As an applied health policy and public health systems researcher, Dr. Erika Martin uses mixed methods to evaluate the allocation of scarce public health resources, the adoption and impact of public health policies, and ways to improve the sustainability and impact of open health data initiatives. She has considerable experience collaborating with government agency staff to translate rigorous evidence-based research into public health practice. Her work in HIV policy includes examining the fairness of funding formulas, interstate variation in state HIV programs, the cost of HIV prevention programs, how the Affordable Care Act will affect HIV care, the impact of New York's HIV testing law and Ending the Epidemic policy strategies, the evolution of New York's opioid overdose policy response, and evidence for systems-level opioid policies. In addition to her HIV policy research, she studies how public health agencies can release open data in a way that is more usable and fit for public health research, the effectiveness of Medicaid waiver programs, and other public health systems topics.

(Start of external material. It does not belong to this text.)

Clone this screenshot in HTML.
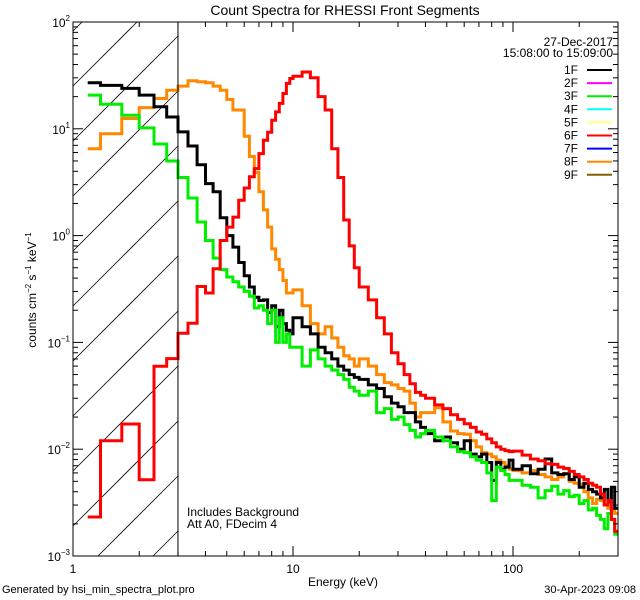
<!DOCTYPE html>
<html><head><meta charset="utf-8"><style>
html,body{margin:0;padding:0;background:#fff;width:640px;height:600px;overflow:hidden;}
svg{display:block;font-family:"Liberation Sans",sans-serif;}
</style></head><body>
<svg id="chart" width="640" height="600" viewBox="0 0 640 600" xmlns="http://www.w3.org/2000/svg">
<rect x="0" y="0" width="640" height="600" fill="#fff"/>
<defs><clipPath id="plotclip"><rect x="73" y="22" width="545" height="534"/></clipPath></defs>
<g id="hatch"></g>
<g id="series" clip-path="url(#plotclip)"></g>
<g id="axes"></g>
<text x="345" y="15" font-size="14" text-anchor="middle">Count Spectra for RHESSI Front Segments</text>
<text x="343" y="586" font-size="12" text-anchor="middle">Energy (keV)</text>
<text transform="translate(36,290) rotate(-90)" font-size="12" text-anchor="middle">counts cm<tspan font-size="8" dy="-5">−2</tspan><tspan dy="5"> s</tspan><tspan font-size="8" dy="-5">−1</tspan><tspan dy="5"> keV</tspan><tspan font-size="8" dy="-5">−1</tspan></text>
<text x="2" y="593" font-size="11">Generated by hsi_min_spectra_plot.pro</text>
<text x="636" y="593" font-size="11" text-anchor="end">30-Apr-2023 09:08</text>
<text x="187" y="516" font-size="12">Includes Background</text>
<text x="187" y="528" font-size="12">Att A0, FDecim 4</text>
<text x="613" y="46" font-size="12" text-anchor="end">27-Dec-2017</text>
<text x="613" y="57" font-size="12" text-anchor="end">15:08:00 to 15:09:00</text>
<g id="legend"></g>
</svg>
<script>
const NS="http://www.w3.org/2000/svg";
const binEdges=[];
for(let i=0;i<=27;i++)binEdges.push(1+i/3);
for(let e=11;e<=20;e+=1)binEdges.push(e);
for(let e=22;e<=40;e+=2)binEdges.push(e);
for(let e=44;e<=100;e+=4)binEdges.push(e);
for(let e=110;e<=300;e+=10)binEdges.push(e);
const seg1F=[27.0,25.5,23.9,20.7,16.1,12.9,9.35,6.9,4.6,3.07,2.57,1.47,1.0,0.78,0.56,0.42,0.33,0.265,0.247,0.25,0.19,0.22,0.14,0.2,0.15,0.13,0.12,
.17,.14,.12,.09,.08,.07,.06,.055,.05,.047,
.045,.04,.037,.031,.027,.025,.022,.022,.018,.016,
.014,.012,.013,.0115,.010,.012,.009,.0085,.009,.0075,.0051,.0075,.0065,.0068,.0079,
.0065,.007,.0059,.0065,.0081,.006,.0058,.0059,.0052,.0055,.0044,.0048,.0042,.004,.0038,.0035,.0042,.0032,.0044,.0028];
const seg3F=[20.7,17.0,13.4,10.2,7.2,5.0,3.5,2.25,1.34,0.90,0.615,0.48,0.41,0.37,0.33,0.30,0.27,0.21,0.22,0.2,0.15,0.2,0.1,0.17,0.1,0.12,0.09,
.09,.06,.085,.07,.06,.055,.05,.045,.038,.035,
.032,.035,.022,.024,.019,.02,.017,.015,.013,.014,
.015,.013,.012,.0105,.0095,.0093,.0085,.0079,.0075,.006,.0033,.0068,.0063,.0058,.0051,
.0051,.0046,.0044,.0035,.0041,.0045,.0038,.0041,.0036,.0037,.0031,.0033,.0027,.0028,.0024,.0022,.0018,.0025,.0022,.0016];
const seg6F=[.00232,.012,.0172,.00517,.0597,.0705,.122,.151,.334,.29,.49,.9,1.2,1.49,2.14,2.79,3.55,4.24,5.86,7.8,9.3,12.0,14.4,17.3,21.4,26.6,29.6,
31,34,30,20,15,6.5,3.5,1.4,0.8,0.5,
.33,.25,.17,.12,.08,.063,.05,.041,.034,.032,
.030,.026,.024,.021,.019,.0173,.016,.0145,.0138,.0125,.0115,.0105,.010,.0097,.0095,
.0096,.0088,.0081,.0078,.0073,.0072,.0068,.0066,.0062,.0058,.0055,.0052,.0048,.0046,.0044,.0038,.003,.0033,.0022,.0017];
const seg8F=[6.5,9.0,12.5,15.8,19.2,23.0,25.1,28.2,27.6,27.0,25.1,23.0,18.8,15.0,15.0,8.5,5.5,3.9,2.57,1.74,1.2,0.75,0.6,0.48,0.38,0.29,0.29,
.31,.22,.15,.12,.14,.11,.09,.075,.07,.06,
.07,.06,.05,.042,.04,.037,.035,.027,.02,.022,
.022,.0244,.018,.0148,.014,.0138,.012,.0105,.0093,.009,.0085,.0079,.0075,.007,.0065,
.0063,.006,.0063,.0058,.0055,.0052,.0055,.0059,.005,.0048,.0047,.004,.0035,.0031,.0034,.0033,.003,.0028,.0027,.0025];
const legendLabels=["1F","2F","3F","4F","5F","6F","7F","8F","9F"];
const legendColors=["#000000","#ff00ff","#00ee00","#00ffff","#ffff80","#ff0000","#0000ff","#ff8800","#806000"];
const xTickLabels=["1","10","100"];
const yTickExps=["2","1","0","-1","-2","-3"];

const X0=73,X1=618,DEC=220,Y0=22,Y1=556,YDEC=106.8;
function xs(e){return X0+Math.log10(e)*DEC;}
function ys(v){return Y0+(2-Math.log10(v))*YDEC;}
function mk(tag,attrs,parent){const el=document.createElementNS(NS,tag);for(const k in attrs)el.setAttribute(k,attrs[k]);parent.appendChild(el);return el;}

const hatch=document.getElementById('hatch');
const HX1=178;
for(let c=86-55;c<Y1+(HX1-X0);c+=55){
  const xa=X0+Math.max(0,c-Y1), xb=Math.min(HX1,X0+c-Y0);
  if(xb<=xa)continue;
  const l=mk('line',{x1:xa,y1:c-(xa-X0),x2:xb,y2:c-(xb-X0),stroke:'#000','stroke-width':0.8},hatch);
  
  
}
const axes=document.getElementById('axes');
const vl=mk('line',{x1:xs(3),y1:Y0,x2:xs(3),y2:Y1,stroke:'#000','stroke-width':1},axes);



const series=document.getElementById('series');
function drawSeries(vals,color,name){
  let d='';
  for(let i=0;i<vals.length;i++){
    const lo=(i===0)?(binEdges[0]+binEdges[1])/2:binEdges[i];
    const hi=binEdges[i+1];
    const y=ys(vals[i]).toFixed(1);
    d+=(i===0?'M':'L')+xs(lo).toFixed(1)+','+y+'L'+xs(hi).toFixed(1)+','+y;
  }
  const p=mk('path',{d:d,fill:'none',stroke:color,'stroke-width':3,'stroke-linejoin':'miter'},series);
  
  
}
drawSeries(seg8F,'#ff8800','series-8f');
drawSeries(seg1F,'#000000','series-1f');
drawSeries(seg3F,'#00ee00','series-3f');
drawSeries(seg6F,'#ff0000','series-6f');

const fr=mk('rect',{x:X0,y:Y0,width:X1-X0,height:Y1-Y0,fill:'none',stroke:'#000','stroke-width':1},axes);


for(let dec=0;dec<3;dec++){
  for(let m=1;m<=9;m++){
    const e=m*Math.pow(10,dec); if(e>300)break;
    const x=xs(e), L=(m===1)?10:5;
    const t1=mk('line',{x1:x,y1:Y1,x2:x,y2:Y1-L,stroke:'#000'},axes);
    
    
    const t2=mk('line',{x1:x,y1:Y0,x2:x,y2:Y0+L,stroke:'#000'},axes);
    
    
  }
}
xTickLabels.forEach((s,i)=>{
  const t=mk('text',{x:xs(Math.pow(10,i)),y:Y1+17,'font-size':12,'text-anchor':'middle'},axes);
  t.textContent=s;
  
  
});
for(let p=-3;p<2;p++){
  for(let m=1;m<=9;m++){
    const v=m*Math.pow(10,p), y=ys(v), L=(m===1)?10:5;
    const t1=mk('line',{x1:X0,y1:y,x2:X0+L,y2:y,stroke:'#000'},axes);
    
    
    const t2=mk('line',{x1:X1,y1:y,x2:X1-L,y2:y,stroke:'#000'},axes);
    
    
  }
}
yTickExps.forEach(s=>{
  const y=ys(Math.pow(10,Number(s)));
  const t=mk('text',{x:X0-3,y:y+5,'font-size':12,'text-anchor':'end'},axes);
  t.innerHTML='10<tspan font-size="8" dy="-6">'+s.replace('-','−')+'</tspan>';
  
  
});
const lg=document.getElementById('legend');
legendLabels.forEach((s,i)=>{
  const y=70+i*13.1;
  const t=mk('text',{x:578,y:y+4,'font-size':12,'text-anchor':'end'},lg);
  t.textContent=s;
  
  
  const l=mk('line',{x1:587,y1:y,x2:612,y2:y,stroke:legendColors[i],'stroke-width':2},lg);
  
  
});
</script>
</body></html>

Articles she’s written have appeared in an array of leading health and public policy journals such as the New England Journal of Medicine, Journal of the American Medical Association, Health Affairs, American Journal of Public Health, Journal of the American Medical Informatics Association, Public Administration Review, and Journal of Policy Analysis and Management.

Dr. Martin received her B.A. from Brown University, her M.P.H. in Epidemiology from the University of Michigan, and her Ph.D. in Health Policy and Administration from Yale University. She teaches courses on program evaluation, decision models, research design, and public health policy.